* MATERIAL FOR THIS TASK:

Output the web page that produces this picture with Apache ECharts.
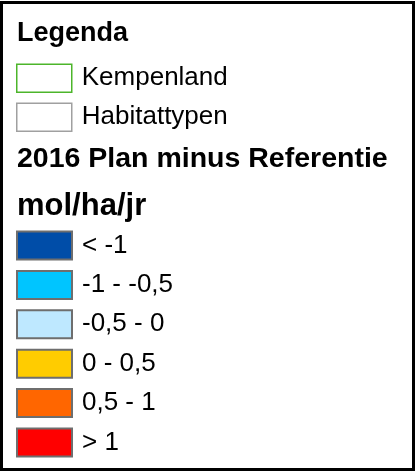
<!DOCTYPE html>
<html>
<head>
<meta charset="utf-8">
<script src="https://cdn.jsdelivr.net/npm/echarts@6/dist/echarts.min.js"></script>
<style>
html,body{margin:0;padding:0;background:#fff;}
#chart{width:415px;height:472px;}
</style>
</head>
<body>
<div id="chart"></div>
<script>
// ---- data ----
const legendTitle = 'Legenda';
const groupNames = ['Kempenland', 'Habitattypen'];
const groupBorders = ['#4DB52B', '#A0A0A0'];
const sectionTitle = '2016 Plan minus Referentie';
const unitTitle = 'mol/ha/jr';
const classLabels = ['< -1', '-1 - -0,5', '-0,5 - 0', '0 - 0,5', '0,5 - 1', '> 1'];
const classColors = ['#004DA8', '#00C5FF', '#BEE8FF', '#FFCC00', '#FF6600', '#FF0000'];
const classBorder = '#6E6E6E';

const FONT = '"Liberation Sans", Arial, sans-serif';

const chart = echarts.init(document.getElementById('chart'), null, {renderer: 'canvas'});

const series = [];
groupNames.forEach((n, i) => series.push({
  type: 'bar', name: n, data: [],
  itemStyle: {color: '#ffffff', borderColor: groupBorders[i], borderWidth: 1.5}
}));
classLabels.forEach((n, i) => series.push({
  type: 'bar', name: n, data: [],
  itemStyle: {color: classColors[i], borderColor: classBorder, borderWidth: 2}
}));

const legendText = {fontSize: 26, fontFamily: FONT, color: '#000', padding: [0, 0, 0, 5], lineHeight: 28};

const option = {
  animation: false,
  backgroundColor: '#ffffff',
  grid: {show: false, left: 0, right: 0, top: 0, bottom: 0},
  xAxis: {type: 'category', show: false, data: []},
  yAxis: {type: 'value', show: false},
  legend: [
    {
      orient: 'vertical', left: 16, top: 63.5, padding: 0,
      itemWidth: 55, itemHeight: 28, itemGap: 9.5, icon: 'rect',
      selectedMode: false, textStyle: legendText,
      data: groupNames.map((n, i) => ({
        name: n, icon: 'rect',
        itemStyle: {color: '#ffffff', borderColor: groupBorders[i], borderWidth: 1.5}
      }))
    },
    {
      orient: 'vertical', left: 16, top: 230.5, padding: 0,
      itemWidth: 55, itemHeight: 28, itemGap: 9.4, icon: 'rect',
      selectedMode: false, textStyle: legendText,
      data: classLabels.map((n, i) => ({
        name: n, icon: 'rect',
        itemStyle: {color: classColors[i], borderColor: classBorder, borderWidth: 2}
      }))
    }
  ],
  graphic: [
    {type: 'rect', shape: {x: 1.5, y: 2.5, width: 412, height: 467},
     style: {fill: 'none', stroke: '#000', lineWidth: 3}, silent: true},
    {type: 'text', x: 17, y: 34,
     style: {text: legendTitle, font: 'bold 27px ' + FONT, fill: '#000', verticalAlign: 'middle'}},
    {type: 'text', x: 17, y: 159.5,
     style: {text: sectionTitle, font: 'bold 28.5px ' + FONT, fill: '#000', verticalAlign: 'middle'}},
    {type: 'text', x: 17, y: 206,
     style: {text: unitTitle, font: 'bold 31px ' + FONT, fill: '#000', verticalAlign: 'middle'}}
  ],
  series: series
};
chart.setOption(option);
</script>
</body>
</html>
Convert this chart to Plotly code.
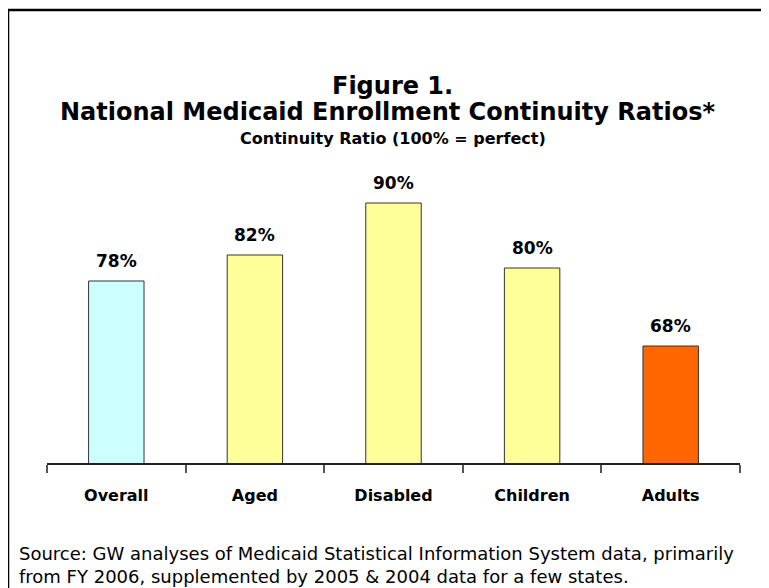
import plotly.graph_objects as go

categories = ["Overall", "Aged", "Disabled", "Children", "Adults"]
values = [78, 82, 90, 80, 68]
labels = ["78%", "82%", "90%", "80%", "68%"]
colors = ["#CCFFFF", "#FFFF99", "#FFFF99", "#FFFF99", "#FF6600"]

OFF = 8  # default page body margin
W, H = 769 - OFF, 588 - OFF
ml, mr = 47 - OFF, 29
mt, mb = 138 - OFF, 588 - 463
pw, ph = W - ml - mr, H - mt - mb

def px(x):
    return (x - OFF - ml) / pw

def py(y):
    return 1 - (y - OFF - mt) / ph

FONT = "DejaVu Sans, Liberation Sans, Arial, sans-serif"

fig = go.Figure()
fig.add_trace(go.Bar(
    x=categories, y=values, base=0, width=0.4,
    marker=dict(color=colors, line=dict(color="#333333", width=1)),
    hoverinfo="skip",
))

for c, v, t in zip(categories, values, labels):
    fig.add_annotation(x=c, y=v, text="<b>%s</b>" % t, showarrow=False,
                       xanchor="center", yanchor="bottom", yshift=8,
                       font=dict(family=FONT, size=17, color="black"))

fig.update_layout(
    width=W, height=H,
    margin=dict(l=ml, r=mr, t=mt, b=mb),
    paper_bgcolor="white", plot_bgcolor="white",
    showlegend=False,
    font=dict(family=FONT, color="black"),
    xaxis=dict(
        type="category", range=[-0.5, 4.5],
        showline=True, linecolor="#222222", linewidth=1.5,
        ticks="outside", tickson="boundaries", ticklen=8, tickcolor="#555555", tickwidth=1.5,
        tickfont=dict(family=FONT, size=16, color="black", weight="bold"),
        ticklabelstandoff=17,
        showgrid=False,
    ),
    yaxis=dict(range=[50, 100], visible=False, showgrid=False),
)

# titles
fig.add_annotation(text="<b>Figure 1.</b>", x=px(392), y=py(86), xref="paper", yref="paper",
                   xanchor="center", yanchor="middle", showarrow=False,
                   font=dict(family=FONT, size=24))
fig.add_annotation(text="<b>National Medicaid Enrollment Continuity Ratios*</b>", x=px(387), y=py(112),
                   xref="paper", yref="paper", xanchor="center", yanchor="middle", showarrow=False,
                   font=dict(family=FONT, size=24))
fig.add_annotation(text="<b>Continuity Ratio (100% = perfect)</b>", x=px(393), y=py(138),
                   xref="paper", yref="paper", xanchor="center", yanchor="middle", showarrow=False,
                   font=dict(family=FONT, size=16))
fig.add_annotation(text="Source: GW analyses of Medicaid Statistical Information System data, primarily<br>from FY 2006, supplemented by 2005 & 2004 data for a few states.",
                   x=px(17), y=py(565), xref="paper", yref="paper", xanchor="left", yanchor="middle",
                   align="left", showarrow=False, font=dict(family=FONT, size=18))

# frame
fig.add_shape(type="line", xref="paper", yref="paper", x0=px(8), x1=px(769), y0=py(10), y1=py(10),
              line=dict(color="black", width=2.5))
fig.add_shape(type="line", xref="paper", yref="paper", x0=px(8), x1=px(8), y0=py(10), y1=py(588),
              line=dict(color="black", width=2.5))

fig.write_html("out.html")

* TASK OBJECTIVE: Quote the data above in full and without alteration; skip the pictures.

* RESULT OF THE TASK:
Output the web page that produces this picture with Apache ECharts.
<!DOCTYPE html>
<html>
<head>
<meta charset="utf-8">
<script src="https://cdn.jsdelivr.net/npm/echarts@6/dist/echarts.min.js"></script>
<style>
html,body{margin:0;padding:0;background:#fff;}
#chart{width:415px;height:472px;}
</style>
</head>
<body>
<div id="chart"></div>
<script>
// ---- data ----
const legendTitle = 'Legenda';
const groupNames = ['Kempenland', 'Habitattypen'];
const groupBorders = ['#4DB52B', '#A0A0A0'];
const sectionTitle = '2016 Plan minus Referentie';
const unitTitle = 'mol/ha/jr';
const classLabels = ['< -1', '-1 - -0,5', '-0,5 - 0', '0 - 0,5', '0,5 - 1', '> 1'];
const classColors = ['#004DA8', '#00C5FF', '#BEE8FF', '#FFCC00', '#FF6600', '#FF0000'];
const classBorder = '#6E6E6E';

const FONT = '"Liberation Sans", Arial, sans-serif';

const chart = echarts.init(document.getElementById('chart'), null, {renderer: 'canvas'});

const series = [];
groupNames.forEach((n, i) => series.push({
  type: 'bar', name: n, data: [],
  itemStyle: {color: '#ffffff', borderColor: groupBorders[i], borderWidth: 1.5}
}));
classLabels.forEach((n, i) => series.push({
  type: 'bar', name: n, data: [],
  itemStyle: {color: classColors[i], borderColor: classBorder, borderWidth: 2}
}));

const legendText = {fontSize: 26, fontFamily: FONT, color: '#000', padding: [0, 0, 0, 5], lineHeight: 28};

const option = {
  animation: false,
  backgroundColor: '#ffffff',
  grid: {show: false, left: 0, right: 0, top: 0, bottom: 0},
  xAxis: {type: 'category', show: false, data: []},
  yAxis: {type: 'value', show: false},
  legend: [
    {
      orient: 'vertical', left: 16, top: 63.5, padding: 0,
      itemWidth: 55, itemHeight: 28, itemGap: 9.5, icon: 'rect',
      selectedMode: false, textStyle: legendText,
      data: groupNames.map((n, i) => ({
        name: n, icon: 'rect',
        itemStyle: {color: '#ffffff', borderColor: groupBorders[i], borderWidth: 1.5}
      }))
    },
    {
      orient: 'vertical', left: 16, top: 230.5, padding: 0,
      itemWidth: 55, itemHeight: 28, itemGap: 9.4, icon: 'rect',
      selectedMode: false, textStyle: legendText,
      data: classLabels.map((n, i) => ({
        name: n, icon: 'rect',
        itemStyle: {color: classColors[i], borderColor: classBorder, borderWidth: 2}
      }))
    }
  ],
  graphic: [
    {type: 'rect', shape: {x: 1.5, y: 2.5, width: 412, height: 467},
     style: {fill: 'none', stroke: '#000', lineWidth: 3}, silent: true},
    {type: 'text', x: 17, y: 34,
     style: {text: legendTitle, font: 'bold 27px ' + FONT, fill: '#000', verticalAlign: 'middle'}},
    {type: 'text', x: 17, y: 159.5,
     style: {text: sectionTitle, font: 'bold 28.5px ' + FONT, fill: '#000', verticalAlign: 'middle'}},
    {type: 'text', x: 17, y: 206,
     style: {text: unitTitle, font: 'bold 31px ' + FONT, fill: '#000', verticalAlign: 'middle'}}
  ],
  series: series
};
chart.setOption(option);
</script>
</body>
</html>
Convert this chart to Plotly code.
import plotly.graph_objects as go

categories = ["Overall", "Aged", "Disabled", "Children", "Adults"]
values = [78, 82, 90, 80, 68]
labels = ["78%", "82%", "90%", "80%", "68%"]
colors = ["#CCFFFF", "#FFFF99", "#FFFF99", "#FFFF99", "#FF6600"]

OFF = 8  # default page body margin
W, H = 769 - OFF, 588 - OFF
ml, mr = 47 - OFF, 29
mt, mb = 138 - OFF, 588 - 463
pw, ph = W - ml - mr, H - mt - mb

def px(x):
    return (x - OFF - ml) / pw

def py(y):
    return 1 - (y - OFF - mt) / ph

FONT = "DejaVu Sans, Liberation Sans, Arial, sans-serif"

fig = go.Figure()
fig.add_trace(go.Bar(
    x=categories, y=values, base=0, width=0.4,
    marker=dict(color=colors, line=dict(color="#333333", width=1)),
    hoverinfo="skip",
))

for c, v, t in zip(categories, values, labels):
    fig.add_annotation(x=c, y=v, text="<b>%s</b>" % t, showarrow=False,
                       xanchor="center", yanchor="bottom", yshift=8,
                       font=dict(family=FONT, size=17, color="black"))

fig.update_layout(
    width=W, height=H,
    margin=dict(l=ml, r=mr, t=mt, b=mb),
    paper_bgcolor="white", plot_bgcolor="white",
    showlegend=False,
    font=dict(family=FONT, color="black"),
    xaxis=dict(
        type="category", range=[-0.5, 4.5],
        showline=True, linecolor="#222222", linewidth=1.5,
        ticks="outside", tickson="boundaries", ticklen=8, tickcolor="#555555", tickwidth=1.5,
        tickfont=dict(family=FONT, size=16, color="black", weight="bold"),
        ticklabelstandoff=17,
        showgrid=False,
    ),
    yaxis=dict(range=[50, 100], visible=False, showgrid=False),
)

# titles
fig.add_annotation(text="<b>Figure 1.</b>", x=px(392), y=py(86), xref="paper", yref="paper",
                   xanchor="center", yanchor="middle", showarrow=False,
                   font=dict(family=FONT, size=24))
fig.add_annotation(text="<b>National Medicaid Enrollment Continuity Ratios*</b>", x=px(387), y=py(112),
                   xref="paper", yref="paper", xanchor="center", yanchor="middle", showarrow=False,
                   font=dict(family=FONT, size=24))
fig.add_annotation(text="<b>Continuity Ratio (100% = perfect)</b>", x=px(393), y=py(138),
                   xref="paper", yref="paper", xanchor="center", yanchor="middle", showarrow=False,
                   font=dict(family=FONT, size=16))
fig.add_annotation(text="Source: GW analyses of Medicaid Statistical Information System data, primarily<br>from FY 2006, supplemented by 2005 & 2004 data for a few states.",
                   x=px(17), y=py(565), xref="paper", yref="paper", xanchor="left", yanchor="middle",
                   align="left", showarrow=False, font=dict(family=FONT, size=18))

# frame
fig.add_shape(type="line", xref="paper", yref="paper", x0=px(8), x1=px(769), y0=py(10), y1=py(10),
              line=dict(color="black", width=2.5))
fig.add_shape(type="line", xref="paper", yref="paper", x0=px(8), x1=px(8), y0=py(10), y1=py(588),
              line=dict(color="black", width=2.5))

fig.write_html("out.html")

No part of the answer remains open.